Black Trillium
Marion Bradley, Julian May, Andre Norton

Cover This book was a great disappointment. Given the stature of the 3 authors who wrote this I was expecting something much better. I feel that being written by committee has brought all the worst attributes of the authors to the fore.

The story itself isn't too bad. A fairly standard quest fantasy, but with some interesting settings. The story begins with the invasion of Ruwenda by Labornok. Labornok is aided by the sorcerer Orogastus. The invaders conquer the kingdom and kill the King and Queen, but the princesses escape.

The princesses, Haramis, Kadiya and Anigel, are the principle characters of the story. When they were born they were blessed as the living petals of the black trillium by the Archimage Binah. The black trillium is a mystical three petalled black flower. The had been the protector and guardian of Ruwenda, but her powers are failing and she is dying. Before she dies she sets the 3 princesses on quest to retrieve magic talismans which form the Sceptre of Power when combined. The Sceptre of Power will restore the balance of the world, overthrow the invaders and destroy Orogastus.

I expect you can predict how it will end without any more detail from me.

The book is interesting in it's setting. Ruwenda is basically a big swamp, which is far from standard for this sort of fantasy. The action of the characters reacting to this environment is therefore interesting. They pole small canoes through the mire and besmirch themselves with mud to keep insects at bay.

There are also several races of aborigines, collectively known as Folk, encountered throughout the book. The different races of Folk are different in appearance. The Skritek are very bestial, whilst the Nysomu are very humanoid. And there are about another half dozen races scattered between these two extremes.
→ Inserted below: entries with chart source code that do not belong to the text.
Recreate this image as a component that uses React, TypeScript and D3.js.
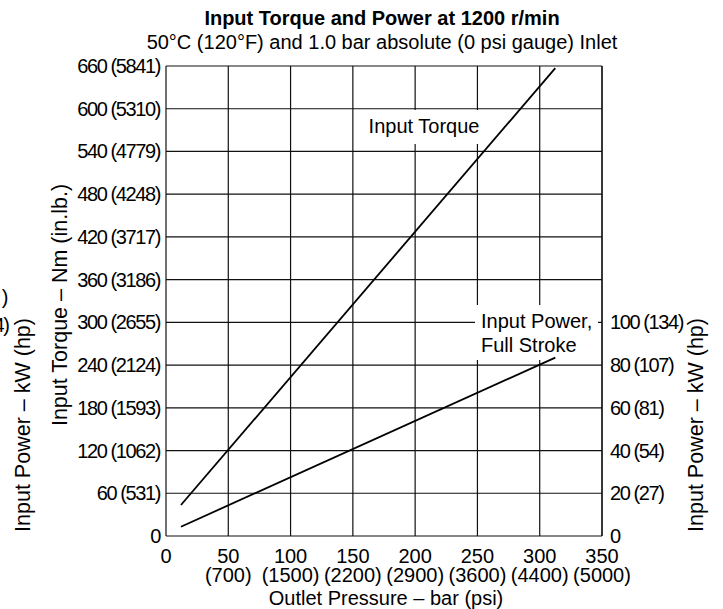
import React, { useEffect, useRef } from "react";
import * as d3 from "d3";

// outlet pressure axis (bar) with psi equivalents underneath
const pressureTicks = [0, 50, 100, 150, 200, 250, 300, 350];
const psiLabels = ["", "(700)", "(1500)", "(2200)", "(2900)", "(3600)", "(4400)", "(5000)"];

// left axis: torque Nm (in.lb.)
const torqueTicks = [0, 60, 120, 180, 240, 300, 360, 420, 480, 540, 600, 660];
const inLbLabels = ["", "(531)", "(1062)", "(1593)", "(2124)", "(2655)", "(3186)", "(3717)", "(4248)", "(4779)", "(5310)", "(5841)"];

// right axis: power kW (hp)
const powerTicks = [0, 20, 40, 60, 80, 100];
const hpLabels = ["", "(27)", "(54)", "(81)", "(107)", "(134)"];

// straight lines, end points
const linePressure = [12, 312.5];
const torqueNm = [43.5, 657];
const powerKw = [4.35, 83.5];

const FONT = "'Liberation Sans', Arial, Helvetica, sans-serif";
const INK = "#111";

export default function App() {
  const svgRef = useRef<SVGSVGElement>(null);
  const width = 723;
  const height = 609;

  useEffect(() => {
    if (!svgRef.current) return;
    const svg = d3.select(svgRef.current);
    svg.selectAll("*").remove();

    const plot = { left: 166, right: 602, top: 66, bottom: 536 };

    const x = d3.scaleLinear().domain([0, 350]).range([plot.left, plot.right]);
    const yT = d3.scaleLinear().domain([0, 660]).range([plot.bottom, plot.top]);
    // 100 kW sits on the 300 Nm line
    const yP = d3.scaleLinear().domain([0, 220]).range([plot.bottom, plot.top]);

    svg.append("rect").attr("width", width).attr("height", height).attr("fill", "#fff");

    const g = svg.append("g");

    // grid
    g.selectAll(".vgrid")
      .data(pressureTicks)
      .enter()
      .append("line")
      .attr("x1", d => x(d))
      .attr("x2", d => x(d))
      .attr("y1", plot.top)
      .attr("y2", plot.bottom)
      .attr("stroke", INK)
      .attr("stroke-width", 1.2);

    g.selectAll(".hgrid")
      .data(torqueTicks)
      .enter()
      .append("line")
      .attr("x1", plot.left)
      .attr("x2", plot.right)
      .attr("y1", d => yT(d))
      .attr("y2", d => yT(d))
      .attr("stroke", INK)
      .attr("stroke-width", 1.2);

    // white patches behind the in-plot labels
    g.append("rect")
      .attr("x", 360).attr("y", 110).attr("width", 128).attr("height", 34)
      .attr("fill", "#fff");
    g.append("rect")
      .attr("x", 475).attr("y", 305).attr("width", 123).attr("height", 55)
      .attr("fill", "#fff");
    // keep the right frame whole
    g.append("line")
      .attr("x1", plot.right).attr("x2", plot.right)
      .attr("y1", plot.top).attr("y2", plot.bottom)
      .attr("stroke", INK).attr("stroke-width", 1.2);

    // data lines
    const torqueLine = d3.line<number>()
      .x((_, i) => x(linePressure[i]))
      .y(d => yT(d));
    const powerLine = d3.line<number>()
      .x((_, i) => x(linePressure[i]))
      .y(d => yP(d));

    g.append("path")
      .datum(torqueNm)
      .attr("fill", "none")
      .attr("stroke", "#000")
      .attr("stroke-width", 1.8)
      .attr("d", torqueLine);

    g.append("path")
      .datum(powerKw)
      .attr("fill", "none")
      .attr("stroke", "#000")
      .attr("stroke-width", 1.8)
      .attr("d", powerLine);

    const txt = svg.append("g")
      .attr("font-family", FONT)
      .attr("fill", "#000");

    // left tick labels (condensed)
    txt.selectAll(".ltick")
      .data(torqueTicks)
      .enter()
      .append("text")
      .attr("x", 160)
      .attr("y", d => yT(d) + 7)
      .attr("text-anchor", "end")
      .attr("font-size", 20)
      .attr("letter-spacing", -1.4)
      .text((d, i) => (inLbLabels[i] ? `${d} ${inLbLabels[i]}` : `${d}`));

    // right tick labels
    txt.selectAll(".rtick")
      .data(powerTicks)
      .enter()
      .append("text")
      .attr("x", 610)
      .attr("y", d => yP(d) + 7)
      .attr("font-size", 20)
      .attr("letter-spacing", -1.4)
      .text((d, i) => (hpLabels[i] ? `${d} ${hpLabels[i]}` : `${d}`));

    // bottom tick labels
    txt.selectAll(".btick")
      .data(pressureTicks)
      .enter()
      .append("text")
      .attr("x", d => x(d))
      .attr("y", 563)
      .attr("text-anchor", "middle")
      .attr("font-size", 20)
      .text(d => d);

    txt.selectAll(".bpsi")
      .data(pressureTicks)
      .enter()
      .append("text")
      .attr("x", d => x(d))
      .attr("y", 582)
      .attr("text-anchor", "middle")
      .attr("font-size", 20)
      .text((_, i) => psiLabels[i]);

    // titles
    txt.append("text")
      .attr("x", 382).attr("y", 25)
      .attr("text-anchor", "middle")
      .attr("font-size", 20)
      .attr("font-weight", "bold")
      .text("Input Torque and Power at 1200 r/min");
    txt.append("text")
      .attr("x", 382).attr("y", 49)
      .attr("text-anchor", "middle")
      .attr("font-size", 20)
      .text("50°C (120°F) and 1.0 bar absolute (0 psi gauge) Inlet");

    txt.append("text")
      .attr("x", 386).attr("y", 605)
      .attr("text-anchor", "middle")
      .attr("font-size", 20)
      .text("Outlet Pressure – bar (psi)");

    // rotated axis titles
    const vTitle = (cx: number, cy: number, label: string) =>
      txt.append("text")
        .attr("transform", `translate(${cx},${cy}) rotate(-90)`)
        .attr("text-anchor", "middle")
        .attr("font-size", 21.5)
        .text(label);
    vTitle(30, 425, "Input Power – kW (hp)");
    vTitle(67, 305, "Input Torque – Nm (in.lb.)");
    vTitle(703, 425, "Input Power – kW (hp)");

    // clipped label remnants at the far left edge
    txt.append("text")
      .attr("x", 8.5).attr("y", 304)
      .attr("text-anchor", "end")
      .attr("font-size", 20)
      .text(")");
    txt.append("text")
      .attr("x", 8.5).attr("y", 332)
      .attr("text-anchor", "end")
      .attr("font-size", 20)
      .attr("letter-spacing", -1.4)
      .text("4)");

    // in-plot labels
    txt.append("text")
      .attr("x", 424).attr("y", 133)
      .attr("text-anchor", "middle")
      .attr("font-size", 20)
      .text("Input Torque");
    txt.append("text")
      .attr("x", 481).attr("y", 328)
      .attr("font-size", 20)
      .text("Input Power,");
    txt.append("text")
      .attr("x", 481).attr("y", 352)
      .attr("font-size", 20)
      .text("Full Stroke");
  }, []);

  return (
    <div style={{ position: "absolute", left: 0, top: 0 }}>
      <svg ref={svgRef} width={width} height={height} style={{ display: "block" }} />
    </div>
  );
}
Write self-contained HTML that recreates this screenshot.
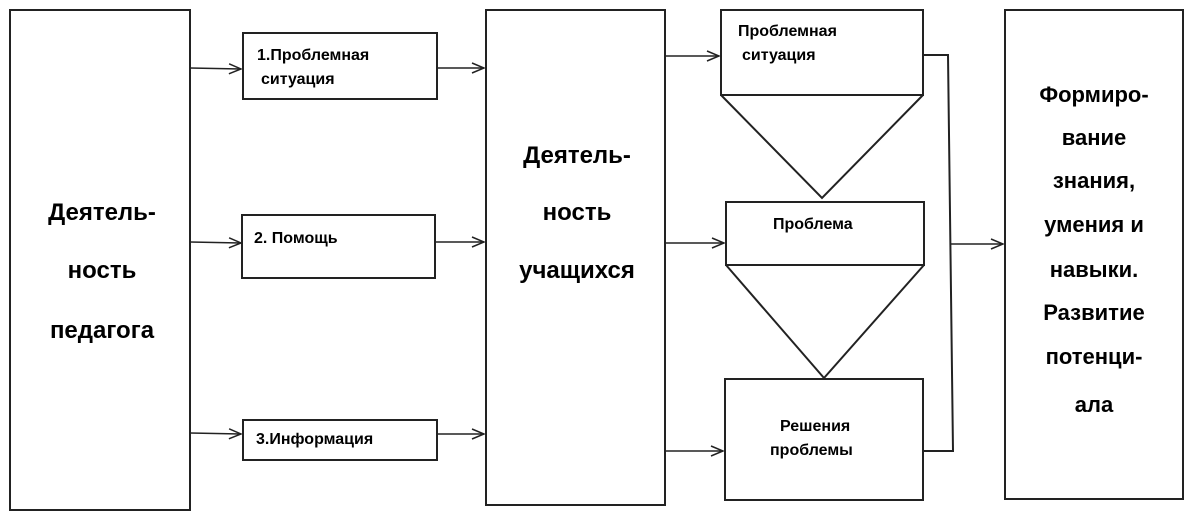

The final engaging aspect of the book is a mesterious race known as the Vanished Ones. None actually appear in the book as, as their name implies, they have all vanished, but they have left behind ruins and artefacts. It is these artefacts that enabled Orogastus to overcome Ruwenda. They are the source of his magical power. But it isn't really magic but the technology of the Vanished ones. It never bcomes clear if there is any magic at all or just technology with the appearance of magic. At one point it is stated the magic of the talismans is real while Orogustas' devices aren't, but the talismans were also created by the Vanished Ones. It is a slight inconsistancy that is never really explained.

And this brings me to one of the major disappointments in the book. There seems to be no rules to the magic in this book. The talismans can do absolutely anything, but they only do it when there is no other way to save the princesses. There is no control, limits or consistancy to any of the magic or pseudo-magical science in the book. Any problem encountered by the 3 princesses is going to be solved in a deus ex machina manner which makes it hard to worry about their plight and leaves the book a little flat and tensionless.

The other major problem with the book is the writing. It is severely over-written. Here's an example that tipifies the heavy-handedness of the text.

In it She who ruled Noth, and perhaps elsewhere also, sat, her long-fingered hands smoothing back and forth across her knees the edge of a cloak which was the black of a stormy night, thick in its folds.

pg 202, 1991 Grafton edition

Is it just me or is this sentence excessive?

In some ways this book is worth reading simply to read something so shockingly written. A morbid sense of curiosity, you might say. Because of these two major problems, the greatest being no magical rules, I can't give this book more than two stars, though it does also have some good points. A great dissappointment given the potential at first glance.